### THE TASK
Your task is to reproduce, verbatim and without pictures, the lines from the opening of the listing through the line containing "import matplotlib.pyplot as plt".

### DATA BLOCK
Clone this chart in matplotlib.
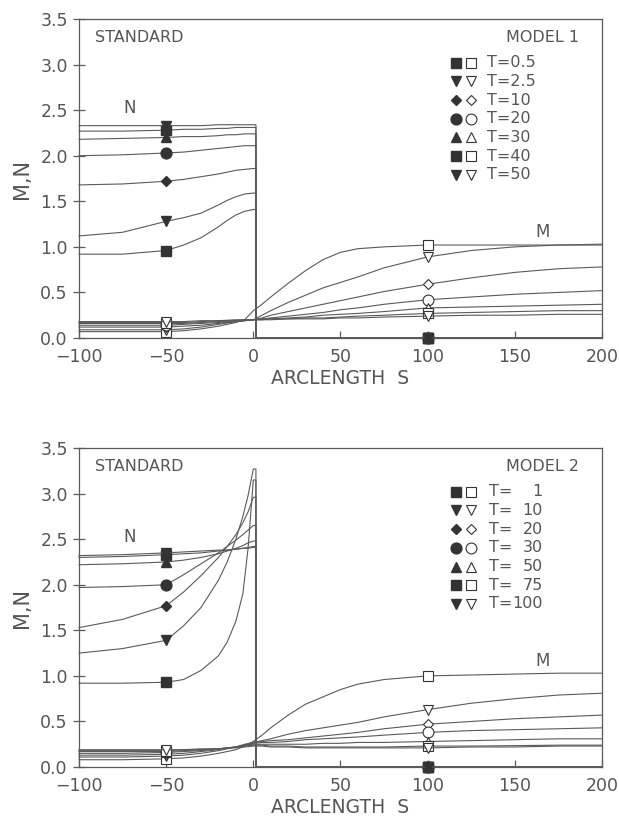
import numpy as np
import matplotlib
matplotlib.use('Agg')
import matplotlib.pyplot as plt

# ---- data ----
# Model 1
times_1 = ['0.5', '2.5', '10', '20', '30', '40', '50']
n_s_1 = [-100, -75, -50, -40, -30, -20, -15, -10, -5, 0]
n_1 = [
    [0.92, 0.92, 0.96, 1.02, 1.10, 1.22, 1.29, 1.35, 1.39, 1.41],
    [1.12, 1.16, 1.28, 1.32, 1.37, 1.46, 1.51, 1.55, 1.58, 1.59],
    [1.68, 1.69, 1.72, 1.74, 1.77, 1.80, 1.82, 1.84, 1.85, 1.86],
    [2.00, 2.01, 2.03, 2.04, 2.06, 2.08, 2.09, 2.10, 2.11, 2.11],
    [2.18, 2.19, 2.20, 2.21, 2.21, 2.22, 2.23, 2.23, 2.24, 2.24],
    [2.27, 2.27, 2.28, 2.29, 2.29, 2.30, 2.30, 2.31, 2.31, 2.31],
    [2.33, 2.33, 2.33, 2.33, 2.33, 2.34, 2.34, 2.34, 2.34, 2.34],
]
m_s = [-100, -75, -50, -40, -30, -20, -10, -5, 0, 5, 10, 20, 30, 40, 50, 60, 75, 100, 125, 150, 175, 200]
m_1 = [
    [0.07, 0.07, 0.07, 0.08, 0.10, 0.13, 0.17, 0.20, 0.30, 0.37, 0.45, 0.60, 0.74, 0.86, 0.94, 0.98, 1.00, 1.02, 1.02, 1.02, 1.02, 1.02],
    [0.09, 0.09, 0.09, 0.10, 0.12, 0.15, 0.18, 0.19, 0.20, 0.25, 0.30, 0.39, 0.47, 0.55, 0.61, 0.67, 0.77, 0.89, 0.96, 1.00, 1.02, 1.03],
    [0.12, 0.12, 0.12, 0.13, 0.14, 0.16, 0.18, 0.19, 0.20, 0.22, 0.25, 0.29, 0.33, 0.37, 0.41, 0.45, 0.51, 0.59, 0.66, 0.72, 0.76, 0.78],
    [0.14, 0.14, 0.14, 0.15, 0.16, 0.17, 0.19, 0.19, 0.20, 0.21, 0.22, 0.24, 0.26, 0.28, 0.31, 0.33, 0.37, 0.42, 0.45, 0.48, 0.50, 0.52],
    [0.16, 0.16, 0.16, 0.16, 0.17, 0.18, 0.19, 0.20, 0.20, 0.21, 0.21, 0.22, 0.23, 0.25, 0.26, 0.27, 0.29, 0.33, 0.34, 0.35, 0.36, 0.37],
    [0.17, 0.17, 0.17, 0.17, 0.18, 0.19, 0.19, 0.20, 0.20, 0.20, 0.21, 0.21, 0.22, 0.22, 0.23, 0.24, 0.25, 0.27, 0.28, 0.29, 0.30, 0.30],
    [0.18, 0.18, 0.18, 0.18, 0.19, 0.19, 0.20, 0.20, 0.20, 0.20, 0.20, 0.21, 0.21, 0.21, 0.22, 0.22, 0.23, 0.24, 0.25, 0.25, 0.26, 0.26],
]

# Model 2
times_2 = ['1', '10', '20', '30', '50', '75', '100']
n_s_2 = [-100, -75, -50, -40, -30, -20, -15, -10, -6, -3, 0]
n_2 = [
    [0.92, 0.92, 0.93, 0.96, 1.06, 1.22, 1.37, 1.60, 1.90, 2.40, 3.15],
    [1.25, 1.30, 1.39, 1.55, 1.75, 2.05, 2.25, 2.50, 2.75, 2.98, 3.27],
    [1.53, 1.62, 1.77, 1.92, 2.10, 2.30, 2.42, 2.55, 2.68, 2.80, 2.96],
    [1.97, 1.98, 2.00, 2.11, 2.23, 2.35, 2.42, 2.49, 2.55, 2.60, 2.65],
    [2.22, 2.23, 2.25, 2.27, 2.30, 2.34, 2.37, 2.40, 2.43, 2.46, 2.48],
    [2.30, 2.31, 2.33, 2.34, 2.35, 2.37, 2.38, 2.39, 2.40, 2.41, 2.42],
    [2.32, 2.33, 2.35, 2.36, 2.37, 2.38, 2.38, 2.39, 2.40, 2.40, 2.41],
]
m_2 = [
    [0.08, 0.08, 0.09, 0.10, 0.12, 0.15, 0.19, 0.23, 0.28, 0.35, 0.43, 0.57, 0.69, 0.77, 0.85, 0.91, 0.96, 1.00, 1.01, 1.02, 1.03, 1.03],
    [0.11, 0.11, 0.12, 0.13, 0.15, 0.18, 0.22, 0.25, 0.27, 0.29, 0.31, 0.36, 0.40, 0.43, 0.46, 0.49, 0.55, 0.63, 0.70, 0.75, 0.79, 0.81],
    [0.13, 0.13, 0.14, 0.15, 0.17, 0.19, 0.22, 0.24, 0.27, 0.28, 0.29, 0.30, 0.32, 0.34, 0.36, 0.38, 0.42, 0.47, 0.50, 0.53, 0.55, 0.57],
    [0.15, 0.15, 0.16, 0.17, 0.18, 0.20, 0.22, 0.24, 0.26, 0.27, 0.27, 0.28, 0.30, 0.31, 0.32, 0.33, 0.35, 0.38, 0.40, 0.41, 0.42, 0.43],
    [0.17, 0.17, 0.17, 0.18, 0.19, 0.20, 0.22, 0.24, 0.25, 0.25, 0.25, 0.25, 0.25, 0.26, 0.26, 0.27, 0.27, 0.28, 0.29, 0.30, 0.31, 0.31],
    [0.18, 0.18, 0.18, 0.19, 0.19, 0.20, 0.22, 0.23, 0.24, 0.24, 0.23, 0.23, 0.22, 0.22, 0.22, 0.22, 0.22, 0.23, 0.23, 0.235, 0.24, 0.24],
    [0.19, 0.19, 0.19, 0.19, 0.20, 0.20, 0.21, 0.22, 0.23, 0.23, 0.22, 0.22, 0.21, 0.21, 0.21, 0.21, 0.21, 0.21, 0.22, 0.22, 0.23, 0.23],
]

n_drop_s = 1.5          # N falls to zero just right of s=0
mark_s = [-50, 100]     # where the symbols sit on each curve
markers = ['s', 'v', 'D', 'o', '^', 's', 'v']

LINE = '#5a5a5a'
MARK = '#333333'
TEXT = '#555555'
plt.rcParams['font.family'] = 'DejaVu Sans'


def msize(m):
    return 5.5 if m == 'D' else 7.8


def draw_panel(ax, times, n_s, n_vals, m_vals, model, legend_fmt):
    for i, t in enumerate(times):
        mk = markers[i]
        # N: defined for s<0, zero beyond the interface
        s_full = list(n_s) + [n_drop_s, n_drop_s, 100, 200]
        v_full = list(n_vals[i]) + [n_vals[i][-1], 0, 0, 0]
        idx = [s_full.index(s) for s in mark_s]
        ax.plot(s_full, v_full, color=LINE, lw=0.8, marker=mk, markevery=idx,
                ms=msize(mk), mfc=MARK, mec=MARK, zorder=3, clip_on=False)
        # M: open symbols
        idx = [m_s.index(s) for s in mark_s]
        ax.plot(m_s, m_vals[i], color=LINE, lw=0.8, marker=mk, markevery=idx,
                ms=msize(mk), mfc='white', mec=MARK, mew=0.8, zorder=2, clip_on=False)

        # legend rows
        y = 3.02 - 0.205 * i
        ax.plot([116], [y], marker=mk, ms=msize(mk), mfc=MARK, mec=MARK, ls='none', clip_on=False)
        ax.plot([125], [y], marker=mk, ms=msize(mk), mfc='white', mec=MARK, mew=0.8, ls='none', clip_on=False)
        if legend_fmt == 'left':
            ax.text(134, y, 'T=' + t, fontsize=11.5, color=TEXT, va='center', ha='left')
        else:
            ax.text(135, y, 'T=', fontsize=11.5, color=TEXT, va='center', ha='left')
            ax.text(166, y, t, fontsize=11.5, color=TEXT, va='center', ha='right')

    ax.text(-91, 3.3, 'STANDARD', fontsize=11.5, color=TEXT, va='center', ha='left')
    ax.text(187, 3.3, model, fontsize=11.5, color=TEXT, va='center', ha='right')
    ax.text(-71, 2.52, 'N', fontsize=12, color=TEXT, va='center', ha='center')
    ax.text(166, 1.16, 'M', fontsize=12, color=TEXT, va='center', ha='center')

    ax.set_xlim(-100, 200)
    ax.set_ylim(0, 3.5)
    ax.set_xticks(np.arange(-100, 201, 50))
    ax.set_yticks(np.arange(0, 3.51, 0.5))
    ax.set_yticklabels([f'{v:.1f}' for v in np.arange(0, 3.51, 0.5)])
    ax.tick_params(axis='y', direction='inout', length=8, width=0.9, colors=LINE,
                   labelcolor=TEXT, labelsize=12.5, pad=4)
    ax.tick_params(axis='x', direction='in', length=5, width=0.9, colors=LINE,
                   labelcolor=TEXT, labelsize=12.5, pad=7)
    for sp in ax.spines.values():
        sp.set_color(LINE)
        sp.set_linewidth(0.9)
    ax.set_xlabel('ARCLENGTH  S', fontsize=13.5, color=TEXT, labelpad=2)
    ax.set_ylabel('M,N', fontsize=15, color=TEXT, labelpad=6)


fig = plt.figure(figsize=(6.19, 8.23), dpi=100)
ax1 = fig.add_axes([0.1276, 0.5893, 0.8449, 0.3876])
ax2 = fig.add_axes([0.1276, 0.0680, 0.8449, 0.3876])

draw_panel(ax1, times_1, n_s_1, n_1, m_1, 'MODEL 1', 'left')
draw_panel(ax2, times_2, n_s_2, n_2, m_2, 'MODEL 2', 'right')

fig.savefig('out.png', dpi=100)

### THE SOLUTION
Clone this chart in matplotlib.
import numpy as np
import matplotlib
matplotlib.use('Agg')
import matplotlib.pyplot as plt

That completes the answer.